The resurrection was the supreme display of God’s power, the visible proof of Jesus’ accomplishment at the cross and is our hope for the future, just as it was for the early disciples.
After Jesus’ crucifixion, the disciples were a shattered band of people who were ready to return to their old homes and their old way of life. But something then happened which convinced them that Jesus was alive, and that they had a message which could transform the world.
Those sceptics who do not believe that the Son rose from the dead need to explain this dramatic turnaround, and the disciples’ fearlessness in proclaiming the gospel – despite the terrible opposition that they faced. For Christians, the physical resurrection of Jesus is the obvious explanation for this sudden change in attitude and action.
In Acts 2:24 & 36, the first Christian preachers announced that the one whom the Jews had crucified had been raised from the dead, and that God had made him both Lord and Christ. Something must have happened to produce this conviction, and the New Testament writers are unanimous in insisting that it was the physical resurrection of Jesus.
The resurrection was so important to the early church that, in Acts 1:22, only witnesses to the resurrection were considered as candidates for Judas’ replacement. Then, throughout Acts, the resurrection was uppermost in the church’s preaching and teaching.
The resurrection predicted
Matthew, Mark and Luke report that Jesus predicted his death three times, and that he linked this with the promise of a resurrection to follow after three days. The fact that Jesus made the prediction several times suggests he knew that the disciples would not grasp the idea that easily. The disciples’ problem seems to be that they had a wrong idea of Jesus’ mission: Luke 24:21 shows that their hopes were fixed on a physical kingdom, and these were shattered by the crucifixion.

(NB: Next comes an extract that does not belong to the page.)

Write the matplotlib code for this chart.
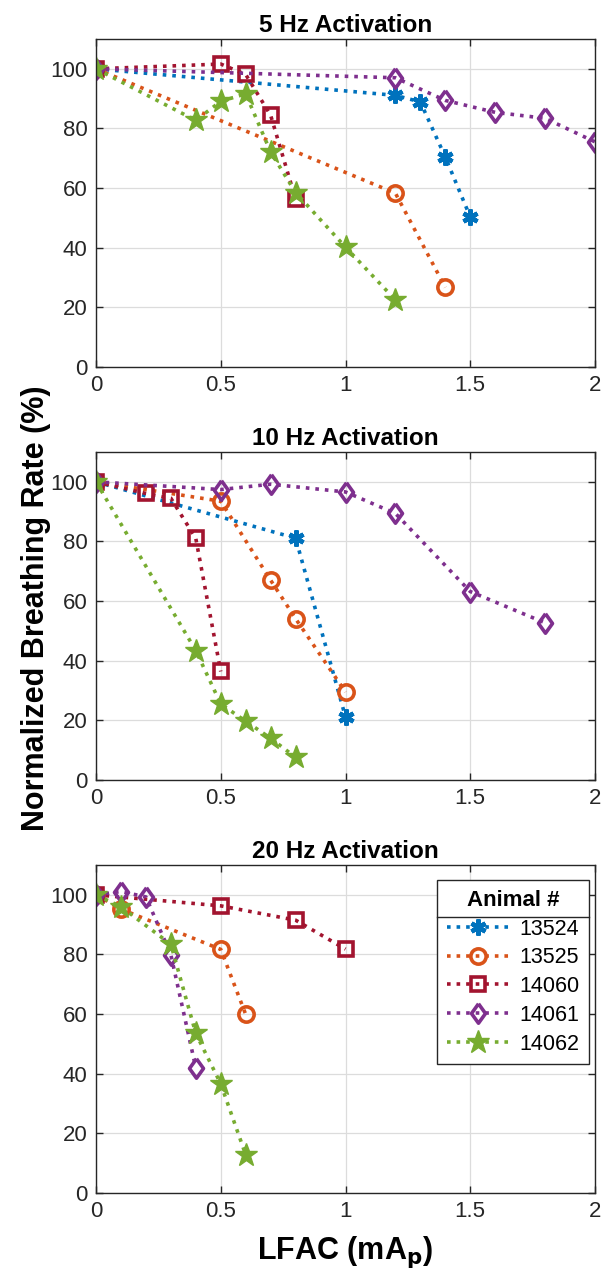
import numpy as np
import matplotlib.pyplot as plt
from matplotlib.lines import Line2D

plt.rcParams['font.family'] = ['Liberation Sans', 'DejaVu Sans']

animals = ['13524', '13525', '14060', '14061', '14062']
colors = ['#0072BD', '#D95319', '#A2142F', '#7E2F8E', '#77AC30']
titles = ['5 Hz Activation', '10 Hz Activation', '20 Hz Activation']

# 5 Hz
x5 = [[0, 1.2, 1.3, 1.4, 1.5],
      [0, 1.2, 1.4],
      [0, 0.5, 0.6, 0.7, 0.8],
      [0, 1.2, 1.4, 1.6, 1.8, 2.0],
      [0, 0.4, 0.5, 0.6, 0.7, 0.8, 1.0, 1.2]]
y5 = [[100, 91.1, 88.9, 70.4, 50.3],
      [100, 58.3, 26.7],
      [100, 101.6, 98.1, 84.4, 56.3],
      [100, 97.0, 89.4, 85.4, 83.4, 75.5],
      [100, 82.7, 89.1, 91.6, 72.1, 58.5, 40.2, 22.5]]

# 10 Hz
x10 = [[0, 0.8, 1.0],
       [0, 0.5, 0.7, 0.8, 1.0],
       [0, 0.2, 0.3, 0.4, 0.5],
       [0, 0.5, 0.7, 1.0, 1.2, 1.5, 1.8],
       [0, 0.4, 0.5, 0.6, 0.7, 0.8]]
y10 = [[100, 81.1, 21.1],
       [100, 93.5, 67.0, 54.1, 29.5],
       [100, 96.1, 94.5, 81.0, 36.4],
       [100, 97.4, 99.2, 96.6, 89.4, 63.2, 52.7],
       [100, 43.4, 25.5, 19.7, 14.0, 7.6]]

# 20 Hz
x20 = [[0],
       [0, 0.1, 0.5, 0.6],
       [0, 0.5, 0.8, 1.0],
       [0, 0.1, 0.2, 0.3, 0.4],
       [0, 0.1, 0.3, 0.4, 0.5, 0.6]]
y20 = [[100],
       [100, 95.2, 81.7, 59.9],
       [100, 96.3, 91.5, 81.8],
       [100, 101.1, 99.3, 79.9, 42.0],
       [100, 96.0, 83.4, 53.5, 36.6, 12.8]]

# matlab-like diamond (a bit wider than matplotlib's 'd')
diamond = [(0, 1), (0.72, 0), (0, -1), (-0.72, 0), (0, 1)]
markers = [(6, 2, 0), 'o', 's', diamond, '*']
msizes = [11.5, 11, 9.5, 14, 17]

W, H = 603, 1272
fig = plt.figure(figsize=(W / 100, H / 100), dpi=100)
panels = [(39, 367), (452, 780), (865, 1193)]
axes = []
for (top, bot) in panels:
    ax = fig.add_axes([96 / W, 1 - bot / H, (595 - 96) / W, (bot - top) / H])
    axes.append(ax)

datasets = [(x5, y5), (x10, y10), (x20, y20)]
tc = '#262626'
for ax, (xs, ys), title in zip(axes, datasets, titles):
    for i in range(len(animals)):
        filled = i in (0, 4)
        ax.plot(xs[i], ys[i], linestyle=':', linewidth=2.6, color=colors[i],
                marker=markers[i], markersize=msizes[i],
                markerfacecolor=colors[i] if filled else 'none',
                markeredgecolor=colors[i],
                markeredgewidth={0: 3.2, 4: 1}.get(i, 2.6),
                label=animals[i])
    ax.set_xlim(0, 2)
    ax.set_ylim(0, 110)
    ax.set_xticks([0, 0.5, 1, 1.5, 2])
    ax.set_xticklabels(['0', '0.5', '1', '1.5', '2'])
    ax.set_yticks([0, 20, 40, 60, 80, 100])
    ax.grid(True, color='#dcdcdc', linewidth=0.9)
    ax.set_axisbelow(True)
    ax.tick_params(direction='in', top=True, right=True, labelsize=16,
                   colors=tc, length=5, width=1, pad=6)
    for s in ax.spines.values():
        s.set_color(tc)
        s.set_linewidth(1)
    ax.set_title(title, fontsize=17.5, fontweight='bold', pad=5, color='black')

fig.text(36 / W, 1 - 608 / H, 'Normalized Breathing Rate (%)', rotation=90,
         ha='center', va='center', fontsize=22, fontweight='bold')
fig.text(0.5 * (96 + 595) / W, 1 - 1252 / H, r'LFAC (mA$_\mathbf{p}$)',
         ha='center', va='center', fontsize=22, fontweight='bold')

leg = axes[2].legend(title='Animal #', loc='upper right',
                     bbox_to_anchor=(0.988, 0.954), borderaxespad=0,
                     fontsize=15.5,
                     title_fontproperties={'weight': 'bold', 'size': 16},
                     handlelength=2.9, handletextpad=0.45, borderpad=0.45,
                     labelspacing=0.36, fancybox=False, edgecolor=tc,
                     framealpha=1)
leg.get_frame().set_linewidth(1)
leg._legend_title_box.set_height(30)

fig.canvas.draw()
r = fig.canvas.get_renderer()
lb = leg.get_window_extent(r)
tb = leg.get_title().get_window_extent(r)
ysep = tb.y0 - 6
inv = fig.transFigure.inverted()
p0 = inv.transform((lb.x0, ysep))
p1 = inv.transform((lb.x1, ysep))
fig.add_artist(Line2D([p0[0], p1[0]], [p0[1], p1[1]], color=tc, linewidth=1,
                      transform=fig.transFigure))

fig.savefig('out.png', dpi=100)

All the disciples, except John, deserted Jesus and appear not to have been present at the cross. They had no faith in the spiritual purpose of Jesus’ mission, and did not remember that he had predicted his death and a resurrection. As the Gospels show that the idea of a suffering Messiah was unacceptable not just to the Jews but also to the disciples, it is not surprising that they fled when Jesus was crucified.
The resurrection accomplished
The Bible never explains how God works creatively, because we do not know, and would never be able to understand, his divine processes. So the Gospel writers do not attempt to explain how God raised Jesus from the dead, they simply report what they saw: The tomb was empty and the risen Lord appeared to individual disciples, to small groups of them, and even to a crowd of five hundred . Those people who refuse to believe in the resurrection need to provide an alternative explanation for both these facts. Those who assert that the appearances were caused by hallucination cannot explain the empty tomb, and those who insist that the empty tomb was due to fraud cannot explain the risen appearances. The Son’s risen appearances confirmed his resurrection and provided a series of occasions when he could teach his disciples about the kingdom in the light of his resurrection.
The resurrection proclaimed
In 1 Corinthians 15:3–11, the apostle Paul lists the appearances to authenticate the resurrection, describes his own experience, and then applies this in his general proclamation and application of the resurrection in 15:12–58. In this passage, he asserts that the Christian faith would be futile if Christ were not risen. For Paul, the resurrection is at the centre of his faith and his thinking, as well as at the centre of his experience.
The resurrection permeates through Paul’s teaching. For him, the resurrection of the Son was an indisputable fact of history and fundamental to his preaching. Paul, like us, had to learn about the resurrection from others, but Peter was an eye-witness. In 1 Peter 1:3 & 21–22 he shows its relationship with our new birth and our confidence in God. Peter was writing mainly to persecuted, suffering believers, and he promises them that their suffering will give way to the glory of the risen Christ. For Peter, the reality of the resurrection is the indispensable basis for hope. The apostle John was another eye-witness, and his book of Revelation centres on the risen Christ.
Without the resurrection, Jesus would have to be either a divine person who never really became human and who did not die, or a human person who was not divine, who died and did not rise. Only a resurrection guarantees the dual nature of Christ, and this is why it is vital to our understanding of the God the Son and central to our Christian faith.
We can understand the resurrection only as a supernatural act of God. Although Jesus claimed the power to take up his life after laying it down, in John 10:18, the New Testament never suggests that the resurrection was an independent act of Christ.
The power behind the resurrection was the power of God: it was a supreme display of divine power; it was the act which defeated death and checked corruption. By raising his Son from death to life, God provided humanity with a way from death to life – and this means that the resurrection is an essential part of God’s plan for our salvation.
But this is not all there is to the resurrection, for it also expresses God’s satisfaction with what Christ has done on the cross and vindicates his mission. If Christ had not been raised there would have been no visible proof that his death had accomplished anything.
On top of this, our assurance that Christ still cares for us today, and still intercedes for us, depends on his resurrection. His exalted position, his new name, his restored status, and his present activity, all depend upon his resurrection. As Paul states, without the Son’s resurrection, our faith would be meaningless and our hope would be futile.